** start Dataset extract **

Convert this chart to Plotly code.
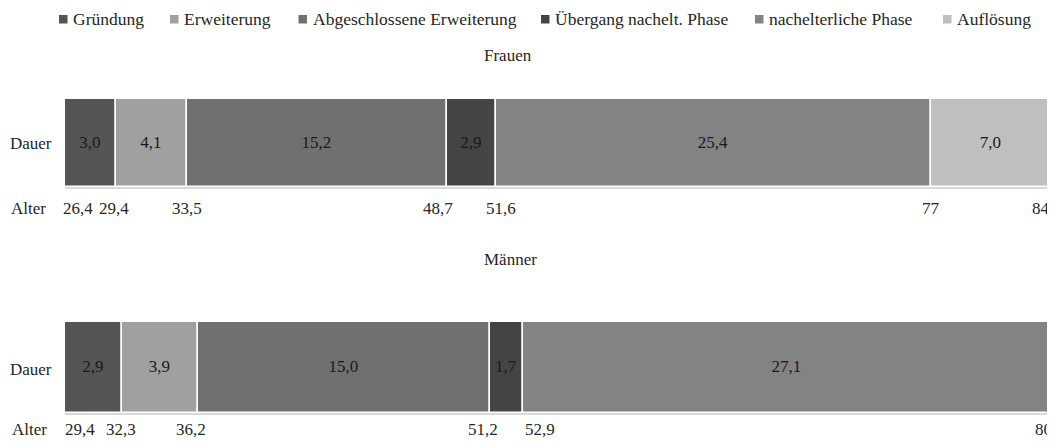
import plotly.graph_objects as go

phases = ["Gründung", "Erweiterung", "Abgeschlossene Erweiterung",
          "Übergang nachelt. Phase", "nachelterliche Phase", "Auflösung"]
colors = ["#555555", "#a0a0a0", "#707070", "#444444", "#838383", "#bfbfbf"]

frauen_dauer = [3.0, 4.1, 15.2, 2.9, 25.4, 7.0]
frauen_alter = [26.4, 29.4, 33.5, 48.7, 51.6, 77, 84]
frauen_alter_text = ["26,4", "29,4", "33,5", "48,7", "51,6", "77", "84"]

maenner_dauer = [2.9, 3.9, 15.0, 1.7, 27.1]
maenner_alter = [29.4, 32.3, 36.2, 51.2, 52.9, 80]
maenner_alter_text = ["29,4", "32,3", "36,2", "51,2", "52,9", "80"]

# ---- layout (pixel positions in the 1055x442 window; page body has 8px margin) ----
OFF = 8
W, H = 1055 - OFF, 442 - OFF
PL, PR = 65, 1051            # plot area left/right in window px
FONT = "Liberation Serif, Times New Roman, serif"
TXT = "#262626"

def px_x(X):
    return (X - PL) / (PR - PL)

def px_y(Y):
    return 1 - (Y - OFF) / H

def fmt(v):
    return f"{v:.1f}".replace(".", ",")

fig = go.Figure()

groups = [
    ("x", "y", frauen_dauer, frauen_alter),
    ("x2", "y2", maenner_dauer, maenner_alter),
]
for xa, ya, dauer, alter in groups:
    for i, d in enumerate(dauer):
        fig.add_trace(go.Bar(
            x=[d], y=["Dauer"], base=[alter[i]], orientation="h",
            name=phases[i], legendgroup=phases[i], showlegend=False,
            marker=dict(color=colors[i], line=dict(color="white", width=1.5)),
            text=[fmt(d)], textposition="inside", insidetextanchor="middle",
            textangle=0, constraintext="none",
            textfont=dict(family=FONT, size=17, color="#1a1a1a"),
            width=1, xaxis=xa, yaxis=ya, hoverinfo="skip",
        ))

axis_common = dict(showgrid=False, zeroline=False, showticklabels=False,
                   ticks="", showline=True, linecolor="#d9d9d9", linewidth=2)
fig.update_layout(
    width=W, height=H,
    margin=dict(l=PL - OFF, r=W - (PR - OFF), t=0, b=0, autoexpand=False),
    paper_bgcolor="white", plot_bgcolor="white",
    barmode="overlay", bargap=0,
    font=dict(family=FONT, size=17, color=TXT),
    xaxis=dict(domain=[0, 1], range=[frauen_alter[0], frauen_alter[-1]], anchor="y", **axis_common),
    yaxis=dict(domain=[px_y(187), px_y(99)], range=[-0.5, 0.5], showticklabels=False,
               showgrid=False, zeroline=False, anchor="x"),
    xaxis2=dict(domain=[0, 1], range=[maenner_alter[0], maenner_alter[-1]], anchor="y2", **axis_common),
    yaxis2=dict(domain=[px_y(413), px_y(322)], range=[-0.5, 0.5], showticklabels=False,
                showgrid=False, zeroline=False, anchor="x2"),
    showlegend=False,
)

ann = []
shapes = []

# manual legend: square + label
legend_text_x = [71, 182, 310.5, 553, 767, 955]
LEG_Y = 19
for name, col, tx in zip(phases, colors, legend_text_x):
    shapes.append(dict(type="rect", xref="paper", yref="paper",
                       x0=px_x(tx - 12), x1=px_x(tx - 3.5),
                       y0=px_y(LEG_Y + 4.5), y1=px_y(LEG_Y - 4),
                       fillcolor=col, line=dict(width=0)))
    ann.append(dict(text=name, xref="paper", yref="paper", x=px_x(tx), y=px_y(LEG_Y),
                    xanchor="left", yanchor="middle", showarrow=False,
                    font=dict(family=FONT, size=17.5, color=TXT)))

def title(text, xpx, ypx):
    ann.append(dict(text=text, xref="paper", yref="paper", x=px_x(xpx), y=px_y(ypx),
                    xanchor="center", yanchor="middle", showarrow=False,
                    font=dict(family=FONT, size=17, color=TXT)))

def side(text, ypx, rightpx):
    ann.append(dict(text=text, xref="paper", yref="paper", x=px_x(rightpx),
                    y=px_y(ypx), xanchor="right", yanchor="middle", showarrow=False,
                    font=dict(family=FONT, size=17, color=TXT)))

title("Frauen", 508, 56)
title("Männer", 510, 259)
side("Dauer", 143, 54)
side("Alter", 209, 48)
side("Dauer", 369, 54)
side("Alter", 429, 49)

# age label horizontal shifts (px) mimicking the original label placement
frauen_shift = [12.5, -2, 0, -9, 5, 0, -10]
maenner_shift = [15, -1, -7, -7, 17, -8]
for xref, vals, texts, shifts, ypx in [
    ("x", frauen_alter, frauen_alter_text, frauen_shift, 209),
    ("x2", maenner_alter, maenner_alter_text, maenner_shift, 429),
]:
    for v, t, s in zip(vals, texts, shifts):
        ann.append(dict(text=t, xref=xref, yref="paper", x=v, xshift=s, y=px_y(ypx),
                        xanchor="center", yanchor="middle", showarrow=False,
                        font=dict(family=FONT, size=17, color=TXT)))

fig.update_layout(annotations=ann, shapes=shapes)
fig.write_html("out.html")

** end Dataset extract **

» **Instructions to follow**: Repeat the listing verbatim. Skip the pictures.

» **Output of the exercise**:
Convert this chart to Plotly code.
import plotly.graph_objects as go

phases = ["Gründung", "Erweiterung", "Abgeschlossene Erweiterung",
          "Übergang nachelt. Phase", "nachelterliche Phase", "Auflösung"]
colors = ["#555555", "#a0a0a0", "#707070", "#444444", "#838383", "#bfbfbf"]

frauen_dauer = [3.0, 4.1, 15.2, 2.9, 25.4, 7.0]
frauen_alter = [26.4, 29.4, 33.5, 48.7, 51.6, 77, 84]
frauen_alter_text = ["26,4", "29,4", "33,5", "48,7", "51,6", "77", "84"]

maenner_dauer = [2.9, 3.9, 15.0, 1.7, 27.1]
maenner_alter = [29.4, 32.3, 36.2, 51.2, 52.9, 80]
maenner_alter_text = ["29,4", "32,3", "36,2", "51,2", "52,9", "80"]

# ---- layout (pixel positions in the 1055x442 window; page body has 8px margin) ----
OFF = 8
W, H = 1055 - OFF, 442 - OFF
PL, PR = 65, 1051            # plot area left/right in window px
FONT = "Liberation Serif, Times New Roman, serif"
TXT = "#262626"

def px_x(X):
    return (X - PL) / (PR - PL)

def px_y(Y):
    return 1 - (Y - OFF) / H

def fmt(v):
    return f"{v:.1f}".replace(".", ",")

fig = go.Figure()

groups = [
    ("x", "y", frauen_dauer, frauen_alter),
    ("x2", "y2", maenner_dauer, maenner_alter),
]
for xa, ya, dauer, alter in groups:
    for i, d in enumerate(dauer):
        fig.add_trace(go.Bar(
            x=[d], y=["Dauer"], base=[alter[i]], orientation="h",
            name=phases[i], legendgroup=phases[i], showlegend=False,
            marker=dict(color=colors[i], line=dict(color="white", width=1.5)),
            text=[fmt(d)], textposition="inside", insidetextanchor="middle",
            textangle=0, constraintext="none",
            textfont=dict(family=FONT, size=17, color="#1a1a1a"),
            width=1, xaxis=xa, yaxis=ya, hoverinfo="skip",
        ))

axis_common = dict(showgrid=False, zeroline=False, showticklabels=False,
                   ticks="", showline=True, linecolor="#d9d9d9", linewidth=2)
fig.update_layout(
    width=W, height=H,
    margin=dict(l=PL - OFF, r=W - (PR - OFF), t=0, b=0, autoexpand=False),
    paper_bgcolor="white", plot_bgcolor="white",
    barmode="overlay", bargap=0,
    font=dict(family=FONT, size=17, color=TXT),
    xaxis=dict(domain=[0, 1], range=[frauen_alter[0], frauen_alter[-1]], anchor="y", **axis_common),
    yaxis=dict(domain=[px_y(187), px_y(99)], range=[-0.5, 0.5], showticklabels=False,
               showgrid=False, zeroline=False, anchor="x"),
    xaxis2=dict(domain=[0, 1], range=[maenner_alter[0], maenner_alter[-1]], anchor="y2", **axis_common),
    yaxis2=dict(domain=[px_y(413), px_y(322)], range=[-0.5, 0.5], showticklabels=False,
                showgrid=False, zeroline=False, anchor="x2"),
    showlegend=False,
)

ann = []
shapes = []

# manual legend: square + label
legend_text_x = [71, 182, 310.5, 553, 767, 955]
LEG_Y = 19
for name, col, tx in zip(phases, colors, legend_text_x):
    shapes.append(dict(type="rect", xref="paper", yref="paper",
                       x0=px_x(tx - 12), x1=px_x(tx - 3.5),
                       y0=px_y(LEG_Y + 4.5), y1=px_y(LEG_Y - 4),
                       fillcolor=col, line=dict(width=0)))
    ann.append(dict(text=name, xref="paper", yref="paper", x=px_x(tx), y=px_y(LEG_Y),
                    xanchor="left", yanchor="middle", showarrow=False,
                    font=dict(family=FONT, size=17.5, color=TXT)))

def title(text, xpx, ypx):
    ann.append(dict(text=text, xref="paper", yref="paper", x=px_x(xpx), y=px_y(ypx),
                    xanchor="center", yanchor="middle", showarrow=False,
                    font=dict(family=FONT, size=17, color=TXT)))

def side(text, ypx, rightpx):
    ann.append(dict(text=text, xref="paper", yref="paper", x=px_x(rightpx),
                    y=px_y(ypx), xanchor="right", yanchor="middle", showarrow=False,
                    font=dict(family=FONT, size=17, color=TXT)))

title("Frauen", 508, 56)
title("Männer", 510, 259)
side("Dauer", 143, 54)
side("Alter", 209, 48)
side("Dauer", 369, 54)
side("Alter", 429, 49)

# age label horizontal shifts (px) mimicking the original label placement
frauen_shift = [12.5, -2, 0, -9, 5, 0, -10]
maenner_shift = [15, -1, -7, -7, 17, -8]
for xref, vals, texts, shifts, ypx in [
    ("x", frauen_alter, frauen_alter_text, frauen_shift, 209),
    ("x2", maenner_alter, maenner_alter_text, maenner_shift, 429),
]:
    for v, t, s in zip(vals, texts, shifts):
        ann.append(dict(text=t, xref=xref, yref="paper", x=v, xshift=s, y=px_y(ypx),
                        xanchor="center", yanchor="middle", showarrow=False,
                        font=dict(family=FONT, size=17, color=TXT)))

fig.update_layout(annotations=ann, shapes=shapes)
fig.write_html("out.html")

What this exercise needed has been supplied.